Robben Island, South Africa
Robben Island: What the Tour Actually Involves
Robben Island sits 11km off Cape Town in Table Bay. It served as a prison from the 17th century through the late 20th century, and as a maximum-security political prison during apartheid from 1964 to 1991. Nelson Mandela was imprisoned there for 18 of his 27 years in captivity. The island is now a UNESCO World Heritage Site and museum, and the tour of the prison is conducted by former political prisoners - men who were themselves incarcerated there.

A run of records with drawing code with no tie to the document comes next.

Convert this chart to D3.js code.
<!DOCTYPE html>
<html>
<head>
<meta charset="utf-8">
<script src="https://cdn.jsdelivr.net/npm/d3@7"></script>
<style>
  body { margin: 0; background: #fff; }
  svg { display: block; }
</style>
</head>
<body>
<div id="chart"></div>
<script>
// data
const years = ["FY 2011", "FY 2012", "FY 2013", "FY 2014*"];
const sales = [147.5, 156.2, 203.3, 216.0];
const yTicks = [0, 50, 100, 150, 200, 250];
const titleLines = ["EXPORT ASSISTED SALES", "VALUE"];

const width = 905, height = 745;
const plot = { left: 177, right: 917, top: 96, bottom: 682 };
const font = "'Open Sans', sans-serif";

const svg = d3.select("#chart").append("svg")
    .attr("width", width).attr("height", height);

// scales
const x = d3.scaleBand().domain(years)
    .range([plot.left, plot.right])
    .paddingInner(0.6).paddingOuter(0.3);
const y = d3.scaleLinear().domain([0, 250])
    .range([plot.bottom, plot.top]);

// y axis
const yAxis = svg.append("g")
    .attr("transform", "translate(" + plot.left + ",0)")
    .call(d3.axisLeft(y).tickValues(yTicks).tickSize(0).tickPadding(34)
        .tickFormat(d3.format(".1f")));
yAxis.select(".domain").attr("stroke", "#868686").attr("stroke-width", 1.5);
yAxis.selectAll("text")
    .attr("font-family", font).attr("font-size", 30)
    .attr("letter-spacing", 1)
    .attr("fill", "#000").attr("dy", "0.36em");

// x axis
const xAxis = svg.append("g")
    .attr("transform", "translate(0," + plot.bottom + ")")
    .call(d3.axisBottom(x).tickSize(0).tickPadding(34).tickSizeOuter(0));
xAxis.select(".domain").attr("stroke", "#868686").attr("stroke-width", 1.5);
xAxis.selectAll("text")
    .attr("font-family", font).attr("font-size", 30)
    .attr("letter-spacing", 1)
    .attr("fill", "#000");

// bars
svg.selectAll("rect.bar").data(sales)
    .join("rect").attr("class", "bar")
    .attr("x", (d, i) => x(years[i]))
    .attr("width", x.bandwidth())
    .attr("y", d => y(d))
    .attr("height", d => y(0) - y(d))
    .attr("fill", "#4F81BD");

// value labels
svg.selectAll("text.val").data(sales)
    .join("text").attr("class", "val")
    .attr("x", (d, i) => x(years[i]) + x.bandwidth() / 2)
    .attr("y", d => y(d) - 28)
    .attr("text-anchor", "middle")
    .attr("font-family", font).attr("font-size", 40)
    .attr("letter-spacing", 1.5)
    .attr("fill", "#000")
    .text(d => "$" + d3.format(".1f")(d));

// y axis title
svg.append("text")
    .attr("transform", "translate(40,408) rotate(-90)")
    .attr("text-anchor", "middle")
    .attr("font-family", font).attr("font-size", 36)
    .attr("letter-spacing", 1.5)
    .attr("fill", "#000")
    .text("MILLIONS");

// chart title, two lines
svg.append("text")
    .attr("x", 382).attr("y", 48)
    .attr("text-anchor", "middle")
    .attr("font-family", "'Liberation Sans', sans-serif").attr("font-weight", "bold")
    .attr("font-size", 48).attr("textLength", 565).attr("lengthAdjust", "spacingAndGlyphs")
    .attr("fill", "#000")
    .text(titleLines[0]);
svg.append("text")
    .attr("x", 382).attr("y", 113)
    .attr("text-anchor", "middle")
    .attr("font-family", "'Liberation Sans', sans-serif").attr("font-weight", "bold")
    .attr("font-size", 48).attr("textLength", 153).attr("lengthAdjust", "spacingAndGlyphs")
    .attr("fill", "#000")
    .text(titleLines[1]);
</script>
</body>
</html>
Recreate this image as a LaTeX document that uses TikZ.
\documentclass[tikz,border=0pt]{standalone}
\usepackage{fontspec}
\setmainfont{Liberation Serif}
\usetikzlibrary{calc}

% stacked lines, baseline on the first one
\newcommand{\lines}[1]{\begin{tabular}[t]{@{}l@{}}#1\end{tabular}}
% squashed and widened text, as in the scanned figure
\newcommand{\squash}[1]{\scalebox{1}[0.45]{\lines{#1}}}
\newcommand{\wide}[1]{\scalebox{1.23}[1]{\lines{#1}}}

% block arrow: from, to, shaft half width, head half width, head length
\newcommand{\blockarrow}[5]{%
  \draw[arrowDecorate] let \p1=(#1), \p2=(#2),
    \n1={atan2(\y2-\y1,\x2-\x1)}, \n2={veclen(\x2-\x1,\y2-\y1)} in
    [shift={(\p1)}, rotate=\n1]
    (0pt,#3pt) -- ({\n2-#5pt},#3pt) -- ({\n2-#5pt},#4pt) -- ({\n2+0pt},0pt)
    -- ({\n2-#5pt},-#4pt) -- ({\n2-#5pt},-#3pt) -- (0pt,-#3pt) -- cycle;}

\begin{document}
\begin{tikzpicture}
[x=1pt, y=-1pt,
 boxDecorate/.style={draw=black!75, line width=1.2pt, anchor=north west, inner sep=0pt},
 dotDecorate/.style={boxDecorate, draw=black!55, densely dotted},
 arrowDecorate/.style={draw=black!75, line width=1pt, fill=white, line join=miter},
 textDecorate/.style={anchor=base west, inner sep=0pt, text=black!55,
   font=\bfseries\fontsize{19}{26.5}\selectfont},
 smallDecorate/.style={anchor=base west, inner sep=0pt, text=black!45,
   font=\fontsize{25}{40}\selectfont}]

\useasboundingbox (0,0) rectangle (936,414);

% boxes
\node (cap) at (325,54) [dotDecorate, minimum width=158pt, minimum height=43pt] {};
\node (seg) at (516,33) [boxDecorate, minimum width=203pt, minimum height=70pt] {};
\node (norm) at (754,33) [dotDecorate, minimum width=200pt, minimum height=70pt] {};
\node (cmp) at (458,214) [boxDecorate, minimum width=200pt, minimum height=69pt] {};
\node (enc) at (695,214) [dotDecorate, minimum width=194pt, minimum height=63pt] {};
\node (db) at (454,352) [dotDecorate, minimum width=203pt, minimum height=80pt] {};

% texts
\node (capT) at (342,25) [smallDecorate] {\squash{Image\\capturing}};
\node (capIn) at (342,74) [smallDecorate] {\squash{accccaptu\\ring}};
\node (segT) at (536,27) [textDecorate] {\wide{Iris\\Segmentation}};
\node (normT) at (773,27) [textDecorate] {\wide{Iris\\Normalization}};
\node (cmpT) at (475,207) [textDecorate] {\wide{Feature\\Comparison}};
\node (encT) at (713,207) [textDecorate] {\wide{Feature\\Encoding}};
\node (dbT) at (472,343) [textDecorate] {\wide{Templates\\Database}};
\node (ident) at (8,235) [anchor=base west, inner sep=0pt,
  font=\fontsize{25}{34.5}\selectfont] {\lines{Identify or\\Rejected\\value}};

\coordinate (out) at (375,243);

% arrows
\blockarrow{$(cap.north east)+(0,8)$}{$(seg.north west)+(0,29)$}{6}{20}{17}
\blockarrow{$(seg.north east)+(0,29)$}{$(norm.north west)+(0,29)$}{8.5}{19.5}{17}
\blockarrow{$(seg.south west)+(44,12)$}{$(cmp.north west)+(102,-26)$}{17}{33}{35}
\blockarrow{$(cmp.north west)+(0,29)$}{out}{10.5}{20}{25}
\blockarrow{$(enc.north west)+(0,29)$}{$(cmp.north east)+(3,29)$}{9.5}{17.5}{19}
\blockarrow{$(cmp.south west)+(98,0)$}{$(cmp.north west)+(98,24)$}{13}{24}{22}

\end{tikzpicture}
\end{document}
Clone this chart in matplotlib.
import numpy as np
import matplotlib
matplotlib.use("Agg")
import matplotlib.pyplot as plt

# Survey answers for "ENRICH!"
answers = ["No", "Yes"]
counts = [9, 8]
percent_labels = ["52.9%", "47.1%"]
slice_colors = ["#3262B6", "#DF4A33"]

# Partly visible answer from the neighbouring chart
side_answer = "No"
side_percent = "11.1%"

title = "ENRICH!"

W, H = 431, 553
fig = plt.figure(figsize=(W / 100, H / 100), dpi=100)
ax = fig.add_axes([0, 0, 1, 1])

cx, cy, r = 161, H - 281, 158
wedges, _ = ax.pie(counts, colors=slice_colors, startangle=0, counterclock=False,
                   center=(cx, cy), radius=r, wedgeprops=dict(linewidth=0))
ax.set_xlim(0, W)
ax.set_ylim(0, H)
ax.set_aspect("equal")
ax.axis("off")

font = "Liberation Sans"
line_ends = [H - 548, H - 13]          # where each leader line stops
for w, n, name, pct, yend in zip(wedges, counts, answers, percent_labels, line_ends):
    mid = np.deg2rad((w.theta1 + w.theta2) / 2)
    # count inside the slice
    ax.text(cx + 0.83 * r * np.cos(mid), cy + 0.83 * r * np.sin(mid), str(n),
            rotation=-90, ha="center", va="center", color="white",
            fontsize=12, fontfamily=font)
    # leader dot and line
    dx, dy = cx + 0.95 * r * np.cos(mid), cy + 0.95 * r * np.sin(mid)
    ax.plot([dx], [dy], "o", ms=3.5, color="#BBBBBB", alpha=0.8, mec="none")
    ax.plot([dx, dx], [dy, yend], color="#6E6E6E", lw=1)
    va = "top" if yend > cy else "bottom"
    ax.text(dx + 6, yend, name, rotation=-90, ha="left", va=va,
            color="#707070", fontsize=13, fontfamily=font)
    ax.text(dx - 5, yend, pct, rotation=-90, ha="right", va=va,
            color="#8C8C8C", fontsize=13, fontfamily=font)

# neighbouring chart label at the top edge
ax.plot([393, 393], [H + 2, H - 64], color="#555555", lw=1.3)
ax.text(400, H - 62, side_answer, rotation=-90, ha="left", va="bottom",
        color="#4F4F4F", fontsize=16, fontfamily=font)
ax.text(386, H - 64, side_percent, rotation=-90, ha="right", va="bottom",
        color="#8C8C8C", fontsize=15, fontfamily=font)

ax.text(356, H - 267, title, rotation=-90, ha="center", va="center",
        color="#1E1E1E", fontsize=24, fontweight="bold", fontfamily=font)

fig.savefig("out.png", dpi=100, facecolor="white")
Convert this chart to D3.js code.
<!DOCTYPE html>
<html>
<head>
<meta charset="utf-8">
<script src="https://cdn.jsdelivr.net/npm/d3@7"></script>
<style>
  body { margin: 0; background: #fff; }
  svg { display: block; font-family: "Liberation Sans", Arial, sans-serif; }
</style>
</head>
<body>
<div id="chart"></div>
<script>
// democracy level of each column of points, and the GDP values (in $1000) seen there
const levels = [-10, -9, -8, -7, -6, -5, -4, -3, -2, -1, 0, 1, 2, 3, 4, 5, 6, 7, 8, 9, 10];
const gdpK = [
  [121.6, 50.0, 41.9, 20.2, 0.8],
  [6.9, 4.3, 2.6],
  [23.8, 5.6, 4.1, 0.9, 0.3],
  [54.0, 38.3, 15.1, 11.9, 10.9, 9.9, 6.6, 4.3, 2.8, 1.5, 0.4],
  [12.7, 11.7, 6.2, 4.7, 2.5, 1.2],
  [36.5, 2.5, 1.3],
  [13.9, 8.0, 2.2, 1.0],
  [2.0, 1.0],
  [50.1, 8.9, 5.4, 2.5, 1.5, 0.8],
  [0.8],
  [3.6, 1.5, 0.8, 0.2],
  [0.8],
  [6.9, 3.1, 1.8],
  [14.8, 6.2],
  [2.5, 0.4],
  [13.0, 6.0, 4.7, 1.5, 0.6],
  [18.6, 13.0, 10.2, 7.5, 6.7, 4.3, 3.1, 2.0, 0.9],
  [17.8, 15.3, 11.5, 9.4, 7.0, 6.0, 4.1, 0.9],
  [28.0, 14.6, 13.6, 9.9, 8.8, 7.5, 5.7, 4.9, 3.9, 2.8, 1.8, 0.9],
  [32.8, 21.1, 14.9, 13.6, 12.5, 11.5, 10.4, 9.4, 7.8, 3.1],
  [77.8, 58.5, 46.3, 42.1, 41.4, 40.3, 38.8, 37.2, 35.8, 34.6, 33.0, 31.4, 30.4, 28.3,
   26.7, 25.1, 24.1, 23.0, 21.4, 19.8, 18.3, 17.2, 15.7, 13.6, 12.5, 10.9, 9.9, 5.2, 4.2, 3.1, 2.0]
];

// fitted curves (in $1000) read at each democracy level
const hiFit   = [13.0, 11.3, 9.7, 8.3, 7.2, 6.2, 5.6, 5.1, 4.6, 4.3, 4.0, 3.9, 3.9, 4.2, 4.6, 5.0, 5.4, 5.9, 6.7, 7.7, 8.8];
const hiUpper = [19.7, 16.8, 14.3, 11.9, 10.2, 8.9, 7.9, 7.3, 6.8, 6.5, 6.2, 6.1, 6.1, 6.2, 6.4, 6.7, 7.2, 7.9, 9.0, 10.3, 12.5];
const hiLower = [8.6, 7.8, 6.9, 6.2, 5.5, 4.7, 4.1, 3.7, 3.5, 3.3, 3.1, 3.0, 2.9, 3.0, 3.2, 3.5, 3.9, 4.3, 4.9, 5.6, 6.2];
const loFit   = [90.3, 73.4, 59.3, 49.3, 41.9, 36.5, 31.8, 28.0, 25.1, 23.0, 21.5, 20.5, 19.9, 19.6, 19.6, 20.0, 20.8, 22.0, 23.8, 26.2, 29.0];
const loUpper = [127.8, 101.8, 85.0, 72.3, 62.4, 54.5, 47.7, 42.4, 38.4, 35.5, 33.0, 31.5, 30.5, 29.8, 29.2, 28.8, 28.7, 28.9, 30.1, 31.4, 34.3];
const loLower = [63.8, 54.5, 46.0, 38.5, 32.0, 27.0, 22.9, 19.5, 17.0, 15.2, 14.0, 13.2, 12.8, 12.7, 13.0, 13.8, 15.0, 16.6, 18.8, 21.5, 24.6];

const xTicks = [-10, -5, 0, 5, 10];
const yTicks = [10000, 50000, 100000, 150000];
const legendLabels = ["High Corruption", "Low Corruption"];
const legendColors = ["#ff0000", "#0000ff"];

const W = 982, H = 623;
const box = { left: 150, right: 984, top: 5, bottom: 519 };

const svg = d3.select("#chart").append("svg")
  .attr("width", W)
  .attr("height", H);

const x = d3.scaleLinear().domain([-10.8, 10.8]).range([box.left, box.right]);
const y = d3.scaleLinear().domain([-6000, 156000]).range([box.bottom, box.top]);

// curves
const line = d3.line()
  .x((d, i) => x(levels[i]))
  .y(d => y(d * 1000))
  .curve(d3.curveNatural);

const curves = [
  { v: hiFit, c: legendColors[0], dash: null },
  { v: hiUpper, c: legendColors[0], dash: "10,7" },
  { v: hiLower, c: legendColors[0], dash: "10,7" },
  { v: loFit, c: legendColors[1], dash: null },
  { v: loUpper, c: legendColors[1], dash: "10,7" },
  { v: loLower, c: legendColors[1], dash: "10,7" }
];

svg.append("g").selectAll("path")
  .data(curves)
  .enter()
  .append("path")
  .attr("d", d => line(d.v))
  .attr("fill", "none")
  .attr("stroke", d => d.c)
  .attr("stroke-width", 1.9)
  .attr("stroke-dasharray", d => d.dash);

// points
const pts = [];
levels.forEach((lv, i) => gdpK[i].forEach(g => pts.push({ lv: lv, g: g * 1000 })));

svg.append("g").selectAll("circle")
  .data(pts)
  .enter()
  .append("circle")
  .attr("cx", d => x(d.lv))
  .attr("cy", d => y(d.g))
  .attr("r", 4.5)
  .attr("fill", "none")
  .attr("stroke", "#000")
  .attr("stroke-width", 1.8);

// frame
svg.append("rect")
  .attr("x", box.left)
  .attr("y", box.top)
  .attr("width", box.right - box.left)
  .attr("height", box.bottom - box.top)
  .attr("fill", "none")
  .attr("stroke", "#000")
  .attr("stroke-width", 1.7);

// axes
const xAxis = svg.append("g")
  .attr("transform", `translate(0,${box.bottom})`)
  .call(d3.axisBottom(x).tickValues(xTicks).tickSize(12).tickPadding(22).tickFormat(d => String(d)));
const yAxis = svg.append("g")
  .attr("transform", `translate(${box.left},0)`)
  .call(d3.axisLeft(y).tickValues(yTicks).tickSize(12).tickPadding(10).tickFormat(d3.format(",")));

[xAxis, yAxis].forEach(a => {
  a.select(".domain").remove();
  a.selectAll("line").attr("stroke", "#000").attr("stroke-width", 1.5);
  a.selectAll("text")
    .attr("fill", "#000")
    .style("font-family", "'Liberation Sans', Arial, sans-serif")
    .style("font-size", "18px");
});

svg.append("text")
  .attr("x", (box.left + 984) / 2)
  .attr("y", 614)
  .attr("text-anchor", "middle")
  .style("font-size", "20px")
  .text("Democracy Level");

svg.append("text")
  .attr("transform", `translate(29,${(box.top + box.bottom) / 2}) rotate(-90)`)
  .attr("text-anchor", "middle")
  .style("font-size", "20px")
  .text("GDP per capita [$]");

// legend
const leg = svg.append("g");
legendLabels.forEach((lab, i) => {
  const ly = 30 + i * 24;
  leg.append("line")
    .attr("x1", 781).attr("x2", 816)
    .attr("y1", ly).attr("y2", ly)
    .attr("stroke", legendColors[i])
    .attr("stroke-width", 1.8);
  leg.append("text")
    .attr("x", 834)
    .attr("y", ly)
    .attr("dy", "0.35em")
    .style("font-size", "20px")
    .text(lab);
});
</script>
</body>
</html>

That last fact changes the visit fundamentally. When your guide shows you the isolation cell where he spent weeks, or describes what the limestone quarry labour involved, it is a first-person account. The interpretive distance that characterises most museum visits is absent. It is not a comfortable experience.
Booking and getting there
Ferries depart from the V&A Waterfront’s Nelson Mandela Gateway. The boat crossing takes about 30-35 minutes each way. Adult tickets cost around ZAR 750 (2024 pricing), which includes the ferry, bus tour of the island, and the prison tour. Book well ahead: tours sell out days in advance during Cape Town’s peak season (November-February). Online booking at robben-island.org.za is the most reliable method.
Allow approximately 3.5 hours total. The ferry, the bus tour around the island (passing the former leper colony, the slate quarry, the World War II gun emplacements), and the prison tour each take roughly an hour. Time slots run from around 09:00, 11:00, and 13:00 - morning tours have the calmest seas.
The prison tour
The guided section inside the Maximum Security Prison covers the cell block where Mandela and other prisoners were held. Mandela’s cell has been preserved: 2.1 x 2.4 metres, a sleeping mat, a bucket. The guides explain the prisoner classification system (political prisoners had fewer rights than common criminal inmates initially), the diet, the forced labour, and the clandestine education programmes prisoners organised for themselves.
The quarry where prisoners worked - crushing limestone under the open sky with no eye protection, causing long-term vision damage for many - is a short bus ride from the prison. Mandela planted a tree there during a visit after his release; it has grown substantially.
The rest of the island
Robben Island has African penguins, springbok, and various seabird colonies. The natural history is secondary to the historical narrative but present. The lighthouse on the island’s southern tip was built in 1864. The colony of fallow deer introduced by the Dutch East India Company in the 17th century still roams the interior.
In Cape Town before and after
The Apartheid Museum is in Johannesburg, not Cape Town, but the District Six Museum on Buitenkant Street in Cape Town covers the forced removals of the 1960s-1970s when the District Six neighbourhood was demolished and 60,000 people were displaced. Entry costs around ZAR 85. It is an essential complement to the Robben Island visit if you want context for how the apartheid system operated beyond political imprisonment.
For food after returning to the Waterfront, the V&A Waterfront has hundreds of options at all price points. The Bungalow in Clifton and The Test Kitchen in the Old Biscuit Mill in Woodstock are two of Cape Town’s most booked restaurants - the latter requires reservations weeks ahead.